Written By: Michelle Sosa

Edited By: Adina Vega and Marlinda Gallardo

This year, the University of Michigan (UofM) graciously hosted the annual Association of Research Libraries (ARL) Leadership Symposium, which is a program designed to elevate and empower ARL’s Kaleidoscope Program recipients through hands-on engagement and panel discussions with a variety of librarians from the institution. Furthermore, ARL’s Kaleidoscope Program is a two-year commitment for Black, Indigenous, and People of Color (BIPOC) students pursuing a career in academic librarianship. The program aims to prepare its recipients for a career in academic libraries through leadership development and community-building opportunities; additionally, each recipient is paired with a mentor and receives financial support. As a recipient of the program, I had the opportunity to attend this symposium and meet my cohort in person.

UofM Law Library interior

Michigan has a drastic change in weather when visiting from California, but the experience was worth all the bodily shivers and teeth-chattering. The campus is beautiful, and the library holds a fantastic team of librarians eager to share their experiences and assist students interested in pursuing librarianship.

The symposium consisted of distinctly themed workshops and panels with various librarians on topics ranging from mock interviews to mental wellness. With each story and piece of advice I listened to, I felt more connected to the field and the people in my cohort. Two things that I really took away from the experience were the significance of community and identity, as they were recurring themes throughout the panels and workshops. It was heartwarming to see that the people in my cohort –even from different backgrounds–share similar experiences to mine. They know what it is like to pursue this career as a person of color, and they strive to make changes in the field. Moreover, each speaker from the University of Michigan provided their respective wisdom, insights, and advice; they also encouraged us to reach out anytime. We even had one evening when UofM hosted a reception where my cohort and I could network and/or speak more casually with the staff and faculty in UofM. It was refreshing to hear different perspectives, and I felt more at ease with my career trajectory.
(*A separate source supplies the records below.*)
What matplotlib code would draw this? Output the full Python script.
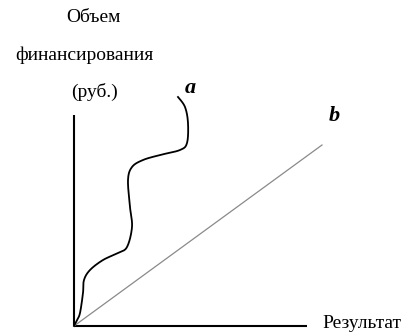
import numpy as np
import matplotlib
matplotlib.use("Agg")
import matplotlib.pyplot as plt

# Curve "a" (hand-drawn wavy curve), in data units from origin
a_x = [0, 3, 6, 9, 10, 16, 29, 44, 53, 58, 56, 54, 58, 69, 86, 106, 113, 114, 111, 104]
a_y = [0, 6, 13, 33, 46, 56, 66, 73, 79, 99, 119, 146, 159, 166, 171, 176, 183, 203, 219, 229]
# Line "b" (straight line from origin)
b_x = [0, 248]
b_y = [0, 181]
# Axis extents
x_axis_end = 233
y_axis_end = 211

def catmull_rom(xs, ys, n=20):
    pts = np.column_stack([xs, ys]).astype(float)
    pts = np.vstack([pts[0], pts, pts[-1]])
    out = []
    for i in range(1, len(pts) - 2):
        p0, p1, p2, p3 = pts[i - 1], pts[i], pts[i + 1], pts[i + 2]
        for t in np.linspace(0, 1, n, endpoint=False):
            t2, t3 = t * t, t * t * t
            out.append(0.5 * ((2 * p1) + (-p0 + p2) * t + (2 * p0 - 5 * p1 + 4 * p2 - p3) * t2
                              + (-p0 + 3 * p1 - 3 * p2 + p3) * t3))
    out.append(pts[-2])
    out = np.array(out)
    return out[:, 0], out[:, 1]

fig = plt.figure(figsize=(4.08, 3.33), dpi=100)
ax = fig.add_axes([0, 0, 1, 1])
ax.set_xlim(-74, 408 - 74)
ax.set_ylim(326 - 333, 326)
ax.axis("off")

serif = ["Liberation Serif", "DejaVu Serif"]

# axes
ax.plot([0, 0], [0, y_axis_end], color="black", lw=1.5, solid_capstyle="butt")
ax.plot([0, x_axis_end], [0, 0], color="black", lw=1.5, solid_capstyle="butt")

# line b
ax.plot(b_x, b_y, color="#8a8a8a", lw=0.9)

# curve a
cx, cy = catmull_rom(a_x, a_y)
ax.plot(cx, cy, color="black", lw=1.3, solid_joinstyle="round")

# labels
ax.text(93 - 74, 326 - 17, "Объем", family=serif, fontsize=14, ha="center", va="center")
ax.text(84 - 74, 326 - 55, "финансирования", family=serif, fontsize=14, ha="center", va="center")
ax.text(95 - 74, 326 - 92, "(руб.)", family=serif, fontsize=14, ha="center", va="center")
ax.text(362 - 74, 326 - 324, "Результат", family=serif, fontsize=14, ha="center", va="center")
ax.text(190 - 74, 326 - 88, "a", family=serif, fontsize=16, style="italic", weight="bold", ha="center", va="center")
ax.text(334 - 74, 326 - 116, "b", family=serif, fontsize=16, style="italic", weight="bold", ha="center", va="center")

fig.savefig("out.png", dpi=100)
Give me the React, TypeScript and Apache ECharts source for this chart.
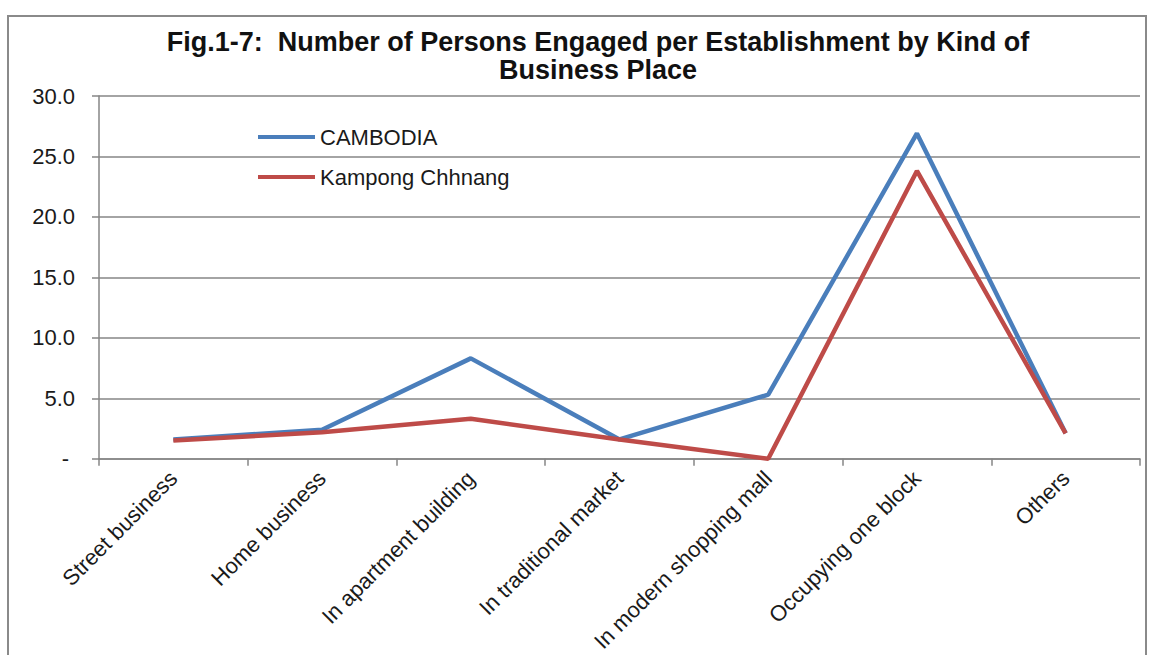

As the symposium came to a close, something that was instilled in all of us was the sense that my cohort and I are now each other’s community. We are here for each other, and we are in this together. Seeing so many different faces (i.e., people of color) in the field gave me an overwhelming sense of comfort and pride. I met Teresa Moreno, a librarian and educator from the University of Illinois who is a Latina like me. Seeing a Latina in such an impressive position in the field brought me so much joy and made me feel that much more proud of my heritage.

Teresa Moreno and I

Overall, the information I received from this leadership symposium is invaluable, and it will surely serve me well in the future as I continue to pursue my career in academic librarianship.